Surely the worry and frustration of their predicament heightens tensions, but even if this bunch were zipping to Miami on an America’s Cup winner they’d still be at each other’s throats.

And perhaps the audience never feels stranded here because Rodriguez has streamlined a two-hour, two-act play into a brisk, intermission-less 90 minutes. What could have been a visually static set benefits from the casters that allow the boat to be re-positioned from scene to scene, and from projections (by Megan Wilkerson) and lighting (by Peter West) that evoke waves, night skies and other atmospheric or narrative elements.

Rodriguez draws out some fine performances here. The main line of tension in the story – apart from whether they’ll find some way to make land before running out of food and water – is between Rolando and Joaquin. As Rolando, whose success in America seems only to have stoked his anti-Castro fury, Andrés Alcalá is a cauldron of spit and sarcasm, where the husks of old pains have settled to the bottom. Jason Glick as Joaquin is at first cowed by his former pal’s combativeness, but shows over time that what others might see as weakness is a weary caution shaped by his own more acute losses.

John San Nicolas, such a standout on this stage last season in The Motherfucker With the Hat, is a quieter presence this time, giving Pepito a mixture of Everydude cool and understated menace. And young actors Rafael Miguel and Sekai Edwards impart the right kind of bouncy dorkiness and bored dignity, respectively, to their teen characters.

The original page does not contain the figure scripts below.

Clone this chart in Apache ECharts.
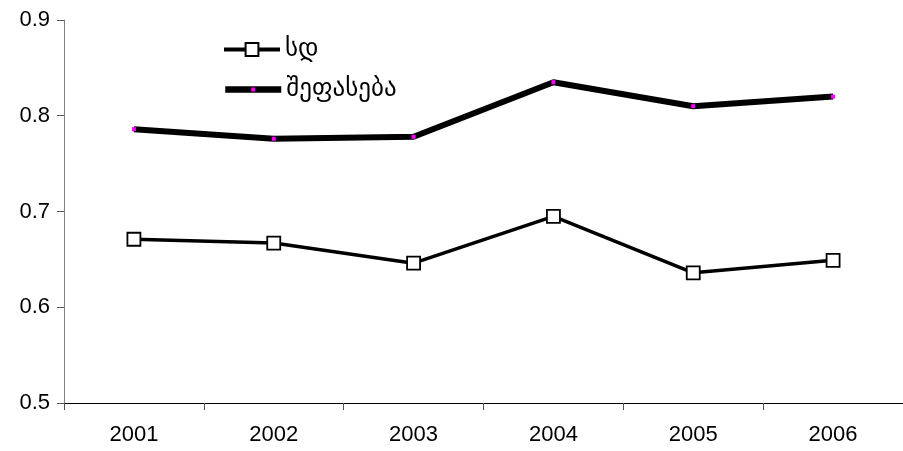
<!DOCTYPE html>
<html>
<head>
<meta charset="utf-8">
<script src="https://cdn.jsdelivr.net/npm/echarts@6/dist/echarts.min.js"></script>
<style>
  html, body { margin: 0; padding: 0; background: #fff; }
  #chart { width: 903px; height: 451px; }
</style>
</head>
<body>
<div id="chart"></div>
<script>
// chart data
var years = ['2001', '2002', '2003', '2004', '2005', '2006']
var sdValues = [0.671, 0.667, 0.646, 0.695, 0.636, 0.649]
var scoreValues = [0.786, 0.776, 0.778, 0.835, 0.810, 0.820]
var seriesNames = ['სდ', 'შეფასება']

var myChart = echarts.init(document.getElementById('chart'))

var legendText = { fontSize: 25, color: '#000', fontFamily: 'DejaVu Sans, Noto Sans, sans-serif' }

var option = {
    animation: false,
    backgroundColor: '#fff',
    textStyle: { fontFamily: 'Liberation Sans, Arial, sans-serif' },
    grid: { left: 64, right: -6, top: 20, bottom: 48 },
    // two legends so each icon can have its own marker size
    legend: [
        {
            left: 217,
            top: 32,
            itemWidth: 56,
            itemHeight: 16,
            itemGap: 6,
            textStyle: legendText,
            data: [{ name: seriesNames[0], lineStyle: { width: 4 } }]
        },
        {
            left: 217,
            top: 72,
            itemWidth: 56,
            itemHeight: 5,
            itemGap: 6,
            textStyle: legendText,
            data: [{ name: seriesNames[1], lineStyle: { width: 6.5 } }]
        }
    ],
    xAxis: {
        type: 'category',
        data: years,
        boundaryGap: true,
        axisLine: { lineStyle: { color: '#000', width: 1 } },
        axisTick: { show: true, length: 7, lineStyle: { color: '#555' } },
        axisLabel: { fontSize: 22, color: '#000', margin: 21 },
        splitLine: { show: false }
    },
    yAxis: {
        type: 'value',
        min: 0.5,
        max: 0.9,
        interval: 0.1,
        axisLine: { show: true, lineStyle: { color: '#808080', width: 1 } },
        axisTick: { show: true, length: 7, lineStyle: { color: '#555' } },
        axisLabel: {
            fontSize: 22,
            color: '#000',
            margin: 14,
            formatter: function (v) { return v.toFixed(1) }
        },
        splitLine: { show: false }
    },
    series: [
        {
            name: seriesNames[0],
            type: 'line',
            data: sdValues,
            symbol: 'rect',
            symbolSize: 13,
            lineStyle: { color: '#000', width: 3.5 },
            itemStyle: { color: '#fff', borderColor: '#000', borderWidth: 1.8 }
        },
        {
            name: seriesNames[1],
            type: 'line',
            data: scoreValues,
            symbol: 'rect',
            symbolSize: 4,
            lineStyle: { color: '#000', width: 6 },
            itemStyle: { color: '#ff00ff', borderWidth: 0 },
            z: 3
        }
    ]
}

myChart.setOption(option)
</script>
</body>
</html>
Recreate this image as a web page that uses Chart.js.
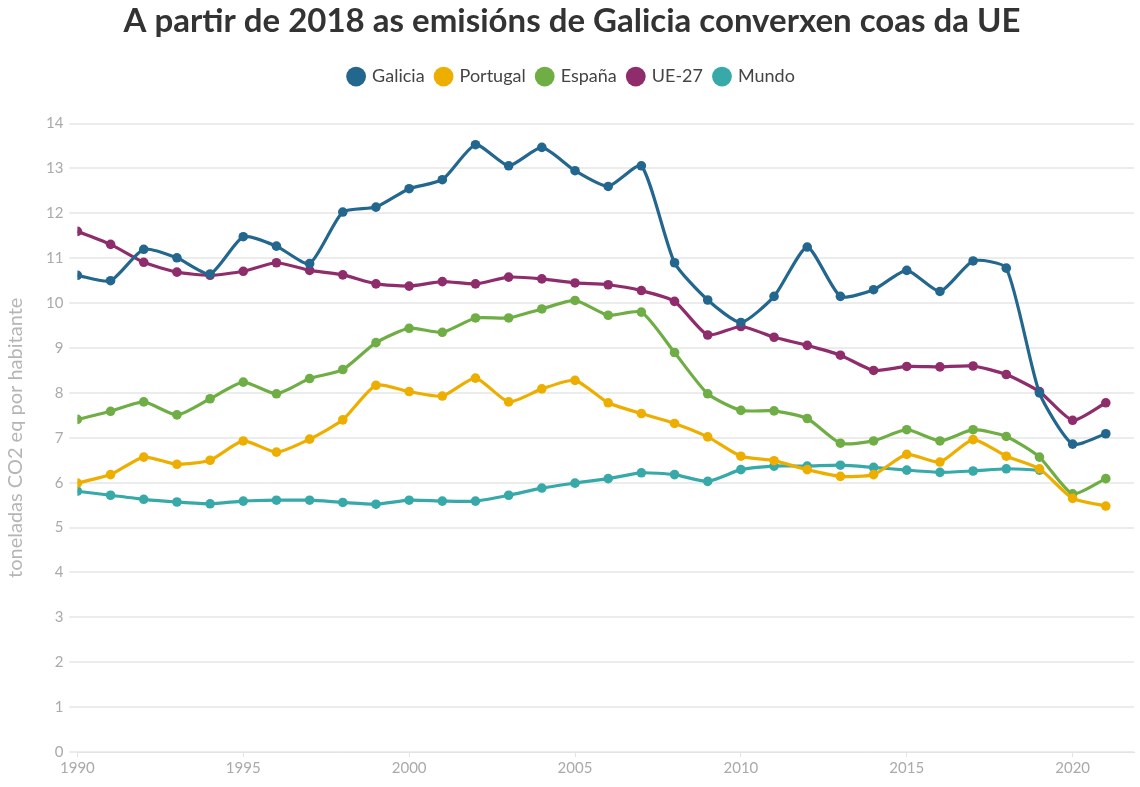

The choice role, though, is the Lunatic, and Bobby Bermea finds the flow in mercurial shifts from paranoia to politeness, from frantic despair to impish wit. As broken as he is, he’s immensely likable, not pitiable, even as we see how politics and life have extracted a greater sacrifice from him than from the others. And anyway, we come to see that in certain very meaningful ways, he’s not so crazy after all. More than anything, he just wants to catch a breath.